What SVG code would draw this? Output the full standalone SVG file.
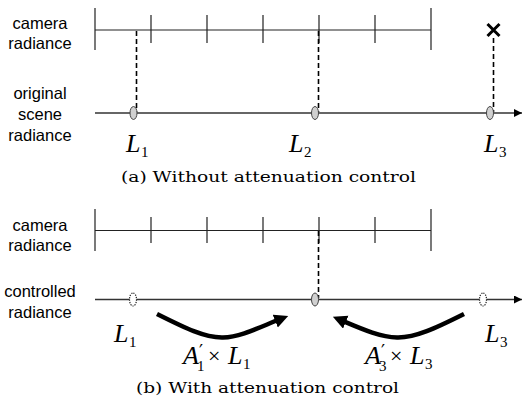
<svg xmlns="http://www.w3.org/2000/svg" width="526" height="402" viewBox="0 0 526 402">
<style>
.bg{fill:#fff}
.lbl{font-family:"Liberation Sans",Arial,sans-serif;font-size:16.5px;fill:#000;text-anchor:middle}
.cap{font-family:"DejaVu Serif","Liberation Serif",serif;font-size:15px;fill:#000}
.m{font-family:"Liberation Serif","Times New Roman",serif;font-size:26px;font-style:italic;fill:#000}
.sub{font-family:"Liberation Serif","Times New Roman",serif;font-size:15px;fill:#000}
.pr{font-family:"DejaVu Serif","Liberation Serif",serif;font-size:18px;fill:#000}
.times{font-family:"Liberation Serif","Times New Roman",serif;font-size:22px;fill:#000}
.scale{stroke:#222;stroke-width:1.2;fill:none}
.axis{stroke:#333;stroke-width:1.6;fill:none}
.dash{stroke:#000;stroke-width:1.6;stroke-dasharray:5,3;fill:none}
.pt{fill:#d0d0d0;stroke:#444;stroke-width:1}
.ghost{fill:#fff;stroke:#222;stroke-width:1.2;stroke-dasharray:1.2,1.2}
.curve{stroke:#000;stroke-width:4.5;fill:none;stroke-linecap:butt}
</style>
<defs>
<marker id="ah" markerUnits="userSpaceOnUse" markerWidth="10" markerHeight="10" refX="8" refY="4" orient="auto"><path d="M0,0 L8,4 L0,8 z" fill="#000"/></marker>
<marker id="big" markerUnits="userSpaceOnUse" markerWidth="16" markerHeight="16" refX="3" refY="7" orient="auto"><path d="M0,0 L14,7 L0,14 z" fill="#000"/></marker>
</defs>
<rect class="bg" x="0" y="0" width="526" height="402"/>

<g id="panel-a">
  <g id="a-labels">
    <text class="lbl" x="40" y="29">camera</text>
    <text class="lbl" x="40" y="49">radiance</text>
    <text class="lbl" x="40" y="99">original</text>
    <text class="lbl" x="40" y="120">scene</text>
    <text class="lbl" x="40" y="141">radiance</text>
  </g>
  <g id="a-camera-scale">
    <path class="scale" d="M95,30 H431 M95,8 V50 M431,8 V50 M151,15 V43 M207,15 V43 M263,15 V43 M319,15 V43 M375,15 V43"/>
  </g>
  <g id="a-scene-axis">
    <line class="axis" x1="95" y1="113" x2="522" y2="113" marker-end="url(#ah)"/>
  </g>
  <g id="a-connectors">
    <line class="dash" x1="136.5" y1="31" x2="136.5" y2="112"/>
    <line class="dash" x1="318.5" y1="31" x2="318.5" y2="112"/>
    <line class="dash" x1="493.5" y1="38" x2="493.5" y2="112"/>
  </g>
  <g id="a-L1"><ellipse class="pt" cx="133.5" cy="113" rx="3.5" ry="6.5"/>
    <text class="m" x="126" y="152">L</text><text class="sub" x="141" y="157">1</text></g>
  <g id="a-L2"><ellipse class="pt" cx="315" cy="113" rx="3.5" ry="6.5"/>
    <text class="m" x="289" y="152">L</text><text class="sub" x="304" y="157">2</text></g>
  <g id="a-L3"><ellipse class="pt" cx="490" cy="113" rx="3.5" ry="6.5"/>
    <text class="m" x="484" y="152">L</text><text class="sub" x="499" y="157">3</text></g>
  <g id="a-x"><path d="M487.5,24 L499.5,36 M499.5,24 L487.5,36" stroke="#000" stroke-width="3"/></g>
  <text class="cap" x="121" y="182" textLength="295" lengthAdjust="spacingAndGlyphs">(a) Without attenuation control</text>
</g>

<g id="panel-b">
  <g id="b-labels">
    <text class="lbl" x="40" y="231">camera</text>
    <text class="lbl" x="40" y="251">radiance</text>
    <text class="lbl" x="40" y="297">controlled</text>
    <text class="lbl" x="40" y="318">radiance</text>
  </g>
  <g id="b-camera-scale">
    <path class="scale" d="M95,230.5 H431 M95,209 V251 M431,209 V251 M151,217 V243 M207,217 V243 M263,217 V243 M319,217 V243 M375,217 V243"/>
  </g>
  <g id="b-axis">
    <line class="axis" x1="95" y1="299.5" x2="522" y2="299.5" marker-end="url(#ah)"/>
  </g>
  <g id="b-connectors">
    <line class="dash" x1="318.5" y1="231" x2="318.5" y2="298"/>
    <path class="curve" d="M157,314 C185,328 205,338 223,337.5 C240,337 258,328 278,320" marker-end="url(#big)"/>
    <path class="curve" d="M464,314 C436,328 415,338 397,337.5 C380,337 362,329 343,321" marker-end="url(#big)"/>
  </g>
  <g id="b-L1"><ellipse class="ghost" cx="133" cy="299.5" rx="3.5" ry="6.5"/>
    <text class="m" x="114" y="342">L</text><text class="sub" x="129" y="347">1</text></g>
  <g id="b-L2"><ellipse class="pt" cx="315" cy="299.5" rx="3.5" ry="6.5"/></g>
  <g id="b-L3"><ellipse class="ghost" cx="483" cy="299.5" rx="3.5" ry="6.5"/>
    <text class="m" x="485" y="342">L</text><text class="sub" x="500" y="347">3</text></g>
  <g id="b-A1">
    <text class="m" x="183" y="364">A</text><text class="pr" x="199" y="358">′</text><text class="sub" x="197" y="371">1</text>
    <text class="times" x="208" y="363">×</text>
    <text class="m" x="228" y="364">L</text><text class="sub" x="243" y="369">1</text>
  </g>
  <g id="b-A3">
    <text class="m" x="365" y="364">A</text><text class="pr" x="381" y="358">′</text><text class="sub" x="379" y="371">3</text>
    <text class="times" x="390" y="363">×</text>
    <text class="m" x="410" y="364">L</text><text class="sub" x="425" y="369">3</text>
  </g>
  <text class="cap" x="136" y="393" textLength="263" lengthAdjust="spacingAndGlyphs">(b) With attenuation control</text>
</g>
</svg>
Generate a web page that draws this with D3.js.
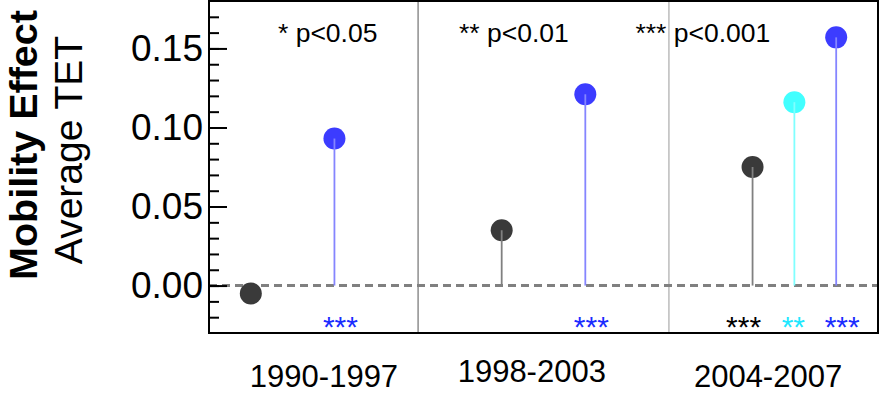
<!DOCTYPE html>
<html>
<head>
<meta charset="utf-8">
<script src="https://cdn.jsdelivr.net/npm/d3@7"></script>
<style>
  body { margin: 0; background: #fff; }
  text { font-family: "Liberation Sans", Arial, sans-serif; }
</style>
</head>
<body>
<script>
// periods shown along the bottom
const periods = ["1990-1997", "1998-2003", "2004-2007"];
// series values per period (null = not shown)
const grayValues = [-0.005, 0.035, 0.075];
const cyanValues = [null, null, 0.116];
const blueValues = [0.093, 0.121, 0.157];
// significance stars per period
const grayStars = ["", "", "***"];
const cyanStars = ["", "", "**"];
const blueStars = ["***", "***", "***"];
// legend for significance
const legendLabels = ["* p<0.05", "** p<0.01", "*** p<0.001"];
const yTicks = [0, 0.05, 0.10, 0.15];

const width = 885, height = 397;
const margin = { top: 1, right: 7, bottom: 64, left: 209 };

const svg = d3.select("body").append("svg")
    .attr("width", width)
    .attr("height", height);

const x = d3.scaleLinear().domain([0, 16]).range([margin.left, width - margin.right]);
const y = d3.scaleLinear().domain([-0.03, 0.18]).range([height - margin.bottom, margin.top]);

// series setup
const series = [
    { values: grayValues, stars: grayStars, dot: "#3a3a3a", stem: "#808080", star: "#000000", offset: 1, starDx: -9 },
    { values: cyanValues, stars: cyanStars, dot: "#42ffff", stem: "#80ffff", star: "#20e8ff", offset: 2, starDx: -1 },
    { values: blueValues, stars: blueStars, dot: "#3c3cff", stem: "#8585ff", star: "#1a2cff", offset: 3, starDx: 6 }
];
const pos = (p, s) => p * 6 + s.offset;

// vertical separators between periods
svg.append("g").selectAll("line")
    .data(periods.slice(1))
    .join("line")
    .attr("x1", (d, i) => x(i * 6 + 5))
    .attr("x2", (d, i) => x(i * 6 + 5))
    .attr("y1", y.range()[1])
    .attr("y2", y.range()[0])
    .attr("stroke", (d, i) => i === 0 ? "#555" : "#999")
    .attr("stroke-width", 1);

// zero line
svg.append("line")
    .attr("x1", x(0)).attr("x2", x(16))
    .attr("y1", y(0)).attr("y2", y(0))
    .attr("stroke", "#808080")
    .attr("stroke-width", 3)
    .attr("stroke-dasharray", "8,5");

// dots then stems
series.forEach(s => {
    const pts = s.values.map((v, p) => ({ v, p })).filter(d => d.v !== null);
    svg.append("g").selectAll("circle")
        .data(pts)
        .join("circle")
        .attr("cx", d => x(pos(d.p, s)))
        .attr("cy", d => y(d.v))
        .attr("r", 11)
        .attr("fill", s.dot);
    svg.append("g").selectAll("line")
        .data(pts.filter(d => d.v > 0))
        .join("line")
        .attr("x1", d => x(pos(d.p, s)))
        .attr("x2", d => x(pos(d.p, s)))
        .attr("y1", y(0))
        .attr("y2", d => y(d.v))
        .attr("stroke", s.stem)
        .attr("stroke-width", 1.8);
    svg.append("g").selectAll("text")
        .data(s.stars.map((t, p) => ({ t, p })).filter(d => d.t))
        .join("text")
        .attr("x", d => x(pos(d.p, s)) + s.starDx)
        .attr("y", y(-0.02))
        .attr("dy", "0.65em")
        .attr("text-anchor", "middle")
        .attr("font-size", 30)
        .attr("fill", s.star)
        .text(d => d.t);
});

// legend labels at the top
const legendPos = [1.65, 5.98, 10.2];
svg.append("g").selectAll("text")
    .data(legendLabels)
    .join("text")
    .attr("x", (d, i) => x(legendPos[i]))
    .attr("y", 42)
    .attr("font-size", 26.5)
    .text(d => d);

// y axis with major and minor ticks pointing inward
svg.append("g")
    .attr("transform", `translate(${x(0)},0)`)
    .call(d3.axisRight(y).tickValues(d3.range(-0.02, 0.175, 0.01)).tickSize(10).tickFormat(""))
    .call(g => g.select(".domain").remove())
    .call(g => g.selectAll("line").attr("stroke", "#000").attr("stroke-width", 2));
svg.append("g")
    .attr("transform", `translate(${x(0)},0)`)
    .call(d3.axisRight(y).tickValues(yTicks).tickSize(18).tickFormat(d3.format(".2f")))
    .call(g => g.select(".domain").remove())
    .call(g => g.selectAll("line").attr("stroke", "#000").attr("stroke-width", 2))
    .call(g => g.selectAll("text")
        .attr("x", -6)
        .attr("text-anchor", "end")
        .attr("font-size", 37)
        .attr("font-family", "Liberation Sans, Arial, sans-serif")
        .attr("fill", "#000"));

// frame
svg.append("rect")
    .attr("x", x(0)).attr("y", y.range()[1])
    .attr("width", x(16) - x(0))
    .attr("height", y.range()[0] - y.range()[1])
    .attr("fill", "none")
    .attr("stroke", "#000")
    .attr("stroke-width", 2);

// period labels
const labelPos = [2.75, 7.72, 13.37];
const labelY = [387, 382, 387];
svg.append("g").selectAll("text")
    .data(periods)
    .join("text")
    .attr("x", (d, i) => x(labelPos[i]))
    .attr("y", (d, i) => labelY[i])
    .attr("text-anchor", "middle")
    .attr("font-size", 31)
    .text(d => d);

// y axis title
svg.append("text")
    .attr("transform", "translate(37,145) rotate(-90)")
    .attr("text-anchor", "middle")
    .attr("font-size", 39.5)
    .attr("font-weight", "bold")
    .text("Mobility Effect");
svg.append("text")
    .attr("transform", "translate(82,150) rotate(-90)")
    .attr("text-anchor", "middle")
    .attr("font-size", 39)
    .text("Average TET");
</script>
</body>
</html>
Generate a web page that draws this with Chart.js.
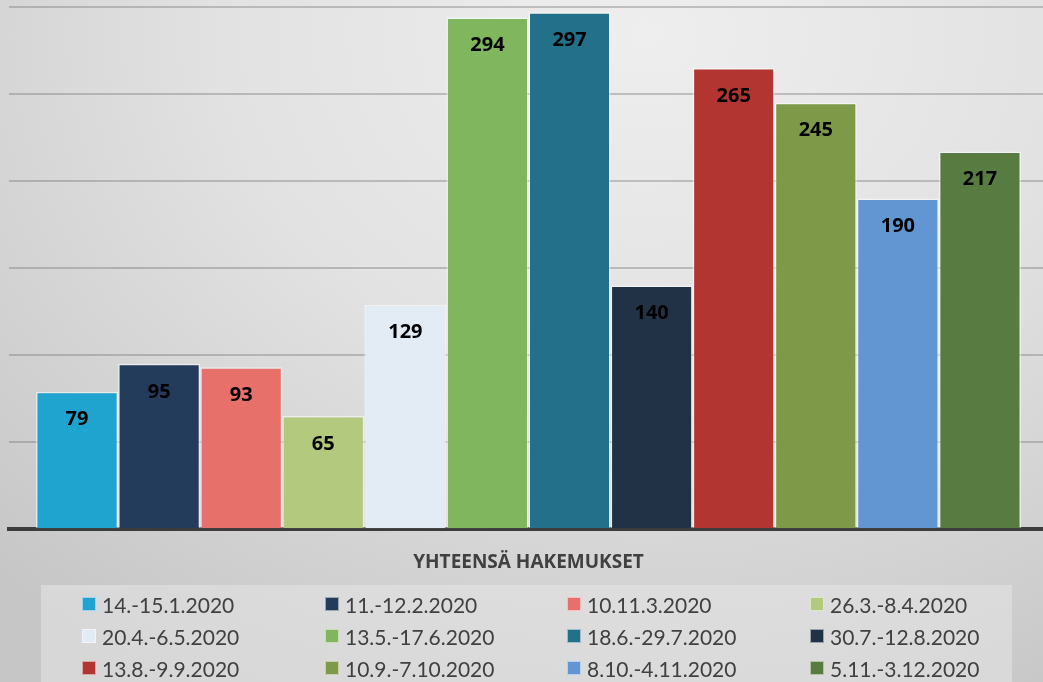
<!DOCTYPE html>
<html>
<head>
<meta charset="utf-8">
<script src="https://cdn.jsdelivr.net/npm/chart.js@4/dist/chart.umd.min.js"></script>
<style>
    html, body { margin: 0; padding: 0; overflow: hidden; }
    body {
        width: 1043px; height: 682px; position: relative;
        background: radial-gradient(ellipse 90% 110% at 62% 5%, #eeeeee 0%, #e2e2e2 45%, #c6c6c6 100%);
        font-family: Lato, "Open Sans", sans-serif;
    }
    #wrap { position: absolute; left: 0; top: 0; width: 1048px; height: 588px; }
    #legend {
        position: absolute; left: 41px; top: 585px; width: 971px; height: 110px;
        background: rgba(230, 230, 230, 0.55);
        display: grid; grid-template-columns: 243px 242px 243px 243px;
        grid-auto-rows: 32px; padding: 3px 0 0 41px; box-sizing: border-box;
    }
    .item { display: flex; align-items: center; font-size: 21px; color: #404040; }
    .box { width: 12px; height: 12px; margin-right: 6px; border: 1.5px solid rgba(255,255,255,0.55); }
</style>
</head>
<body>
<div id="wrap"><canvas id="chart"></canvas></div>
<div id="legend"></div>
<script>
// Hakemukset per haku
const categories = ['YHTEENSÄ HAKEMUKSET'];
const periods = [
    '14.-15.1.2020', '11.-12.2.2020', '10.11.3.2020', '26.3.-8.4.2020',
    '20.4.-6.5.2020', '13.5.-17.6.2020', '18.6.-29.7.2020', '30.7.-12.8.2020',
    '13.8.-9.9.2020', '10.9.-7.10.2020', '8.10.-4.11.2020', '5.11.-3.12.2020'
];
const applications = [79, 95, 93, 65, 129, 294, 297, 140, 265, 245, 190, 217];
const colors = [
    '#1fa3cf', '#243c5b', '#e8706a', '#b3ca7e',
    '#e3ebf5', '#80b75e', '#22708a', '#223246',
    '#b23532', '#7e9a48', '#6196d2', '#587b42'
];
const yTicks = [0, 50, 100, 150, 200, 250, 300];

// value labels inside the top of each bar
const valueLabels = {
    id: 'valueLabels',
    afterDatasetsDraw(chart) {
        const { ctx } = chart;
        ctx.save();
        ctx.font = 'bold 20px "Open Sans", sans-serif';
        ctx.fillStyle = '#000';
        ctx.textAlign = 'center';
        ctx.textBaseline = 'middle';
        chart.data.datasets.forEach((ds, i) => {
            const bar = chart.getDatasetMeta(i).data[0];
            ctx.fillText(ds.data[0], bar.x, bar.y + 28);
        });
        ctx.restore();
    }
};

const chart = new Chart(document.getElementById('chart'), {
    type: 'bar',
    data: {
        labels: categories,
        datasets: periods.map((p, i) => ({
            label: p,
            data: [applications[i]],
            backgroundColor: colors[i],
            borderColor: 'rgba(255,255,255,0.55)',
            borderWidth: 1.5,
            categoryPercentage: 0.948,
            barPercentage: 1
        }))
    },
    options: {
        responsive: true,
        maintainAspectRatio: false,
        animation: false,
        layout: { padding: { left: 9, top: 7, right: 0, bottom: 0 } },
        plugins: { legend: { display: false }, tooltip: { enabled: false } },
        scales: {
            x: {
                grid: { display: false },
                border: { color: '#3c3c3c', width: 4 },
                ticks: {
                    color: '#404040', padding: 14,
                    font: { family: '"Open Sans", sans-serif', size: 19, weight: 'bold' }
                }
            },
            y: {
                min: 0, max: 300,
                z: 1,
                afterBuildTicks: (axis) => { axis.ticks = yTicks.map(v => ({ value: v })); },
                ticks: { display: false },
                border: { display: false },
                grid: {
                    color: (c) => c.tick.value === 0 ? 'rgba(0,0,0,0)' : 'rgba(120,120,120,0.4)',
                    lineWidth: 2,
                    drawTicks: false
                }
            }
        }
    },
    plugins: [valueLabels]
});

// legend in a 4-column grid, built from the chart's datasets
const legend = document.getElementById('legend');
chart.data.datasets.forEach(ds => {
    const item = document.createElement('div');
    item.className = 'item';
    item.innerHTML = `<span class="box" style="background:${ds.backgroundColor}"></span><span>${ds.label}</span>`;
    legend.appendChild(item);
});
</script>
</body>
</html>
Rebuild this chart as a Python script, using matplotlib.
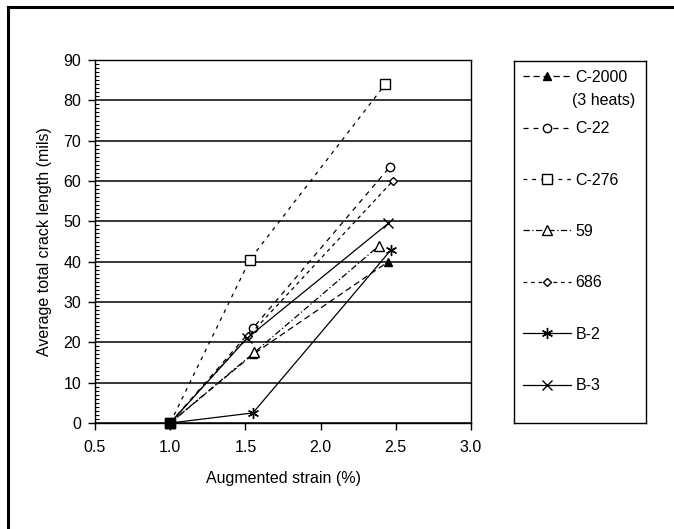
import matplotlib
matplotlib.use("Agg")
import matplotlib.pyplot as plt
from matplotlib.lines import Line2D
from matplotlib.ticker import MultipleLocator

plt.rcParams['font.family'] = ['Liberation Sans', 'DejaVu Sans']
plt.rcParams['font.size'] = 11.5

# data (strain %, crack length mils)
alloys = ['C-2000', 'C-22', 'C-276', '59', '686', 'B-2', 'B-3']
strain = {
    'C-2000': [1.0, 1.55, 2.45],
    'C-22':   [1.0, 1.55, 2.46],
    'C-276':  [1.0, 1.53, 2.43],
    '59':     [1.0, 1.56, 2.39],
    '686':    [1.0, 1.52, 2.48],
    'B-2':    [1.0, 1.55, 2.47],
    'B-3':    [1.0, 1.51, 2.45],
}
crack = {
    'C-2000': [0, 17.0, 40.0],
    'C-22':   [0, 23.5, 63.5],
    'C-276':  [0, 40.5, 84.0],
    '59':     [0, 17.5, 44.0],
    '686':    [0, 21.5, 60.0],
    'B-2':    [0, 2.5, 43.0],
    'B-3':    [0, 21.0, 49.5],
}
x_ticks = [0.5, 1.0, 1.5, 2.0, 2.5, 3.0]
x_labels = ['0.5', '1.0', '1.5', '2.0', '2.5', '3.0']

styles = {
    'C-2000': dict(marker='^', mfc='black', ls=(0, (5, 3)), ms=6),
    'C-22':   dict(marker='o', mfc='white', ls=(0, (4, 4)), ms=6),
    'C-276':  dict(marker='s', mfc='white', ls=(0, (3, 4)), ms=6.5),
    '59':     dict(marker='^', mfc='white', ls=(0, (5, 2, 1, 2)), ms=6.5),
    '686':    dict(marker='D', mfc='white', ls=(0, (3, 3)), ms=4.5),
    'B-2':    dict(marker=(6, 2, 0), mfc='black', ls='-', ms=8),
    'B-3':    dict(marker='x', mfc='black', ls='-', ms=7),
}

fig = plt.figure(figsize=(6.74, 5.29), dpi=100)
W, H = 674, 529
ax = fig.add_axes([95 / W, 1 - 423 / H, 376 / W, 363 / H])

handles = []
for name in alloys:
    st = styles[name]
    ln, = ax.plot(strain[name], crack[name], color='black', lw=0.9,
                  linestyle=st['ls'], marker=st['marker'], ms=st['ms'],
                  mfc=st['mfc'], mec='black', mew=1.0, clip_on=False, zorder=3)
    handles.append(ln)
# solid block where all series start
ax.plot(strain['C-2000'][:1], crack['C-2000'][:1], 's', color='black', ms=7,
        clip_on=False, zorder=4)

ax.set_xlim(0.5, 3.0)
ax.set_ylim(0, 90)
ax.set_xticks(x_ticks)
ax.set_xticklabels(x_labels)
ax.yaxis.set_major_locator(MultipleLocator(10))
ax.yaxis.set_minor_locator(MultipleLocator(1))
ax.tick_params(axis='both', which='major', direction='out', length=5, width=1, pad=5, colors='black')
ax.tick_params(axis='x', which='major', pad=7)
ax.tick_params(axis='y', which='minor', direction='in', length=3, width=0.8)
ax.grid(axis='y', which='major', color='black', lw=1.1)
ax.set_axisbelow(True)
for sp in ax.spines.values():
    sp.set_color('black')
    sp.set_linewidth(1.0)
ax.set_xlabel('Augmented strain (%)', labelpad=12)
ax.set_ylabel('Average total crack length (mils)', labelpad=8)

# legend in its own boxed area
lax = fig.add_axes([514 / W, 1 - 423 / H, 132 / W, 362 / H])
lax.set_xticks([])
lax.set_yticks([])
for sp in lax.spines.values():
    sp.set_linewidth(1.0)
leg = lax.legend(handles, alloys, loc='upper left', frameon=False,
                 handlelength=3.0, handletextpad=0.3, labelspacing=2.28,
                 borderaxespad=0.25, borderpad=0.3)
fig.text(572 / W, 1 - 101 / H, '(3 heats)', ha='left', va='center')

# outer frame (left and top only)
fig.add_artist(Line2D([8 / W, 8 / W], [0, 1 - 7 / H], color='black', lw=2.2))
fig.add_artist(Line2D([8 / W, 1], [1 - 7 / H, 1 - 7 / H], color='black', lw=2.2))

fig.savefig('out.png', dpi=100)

______

== WHAT IS EXPECTED ==
Tally the lines of the material above that contain the word "draws" and report the total alone.

== OUTPUT OF THE EXERCISE ==
2